This thief will not physically walk onto your property. However, this silent thief could inflict more damage via disrupted operations and financial harm than most physical intruders.
The Federal Bureau of Investigation (FBI) is especially warning agricultural cooperatives that they may be a prime target for silent thieves via cyberattacks. Ransomware actors can unleash software designed to block access to a computer system until a ransom or sum of money is paid to the cyberattackers.
“Cyber threat actors will continue to exploit network, system, and application vulnerabilities within the food and agriculture sector,” wrote FBI officials in their April 20, 2022, bulletin. After issuing that warning, the FBI proceeded to list 15 action items to reduce the threat of cyberattack.
Chief among them were regular data backups, implementing a recovery plan, identifying ways to manually operate if electronic systems go down, and using very strong passwords. Another group of suggestions may require additional support from computer and software specialists.

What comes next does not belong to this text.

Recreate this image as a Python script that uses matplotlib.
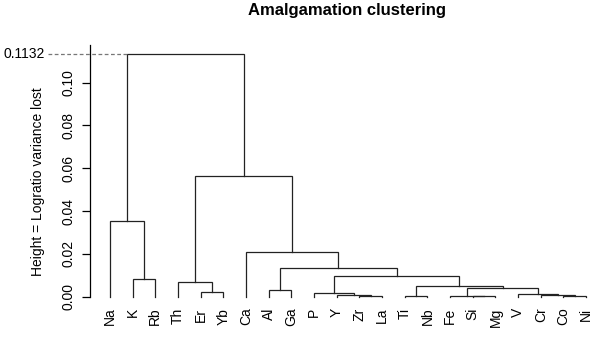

Attacks have already taken place
Agricultural cooperatives may be high on the target list because it’s springtime and that means planting is happening. Given the potential disruption, ransomware actors believe those in the farming community may pay the ransom rather than restore systems because of the time sensitive nature of farming. The FBI cited ransomware attacks against six grain cooperatives during the fall 2021 harvest and two attacks in early 2022 that could impact the planting season by disrupting the supply of seeds and fertilizer. The FBI is concerned more cyberattacks may be forthcoming.
In addition to these ransomware attacks, beef and dairy were also hit last year. In late October, Schreiber Foods was impacted. The maker of natural and processed cheese with 30 locations around the world couldn’t receive milk contracted for delivery.
In an even higher profile attack, JBS paid a multi-million dollar ransom last year after 13 of its pork and beef slaughterhouses were disabled. There were other reports of cyberattacks on dairy co-ops as well.
Created in 2018, the U.S. Cybersecurity and Infrastructure Agency lists food and agriculture as one of America’s 16 critical infrastructure sectors. This agency operates with oversight from the Department of Homeland Security.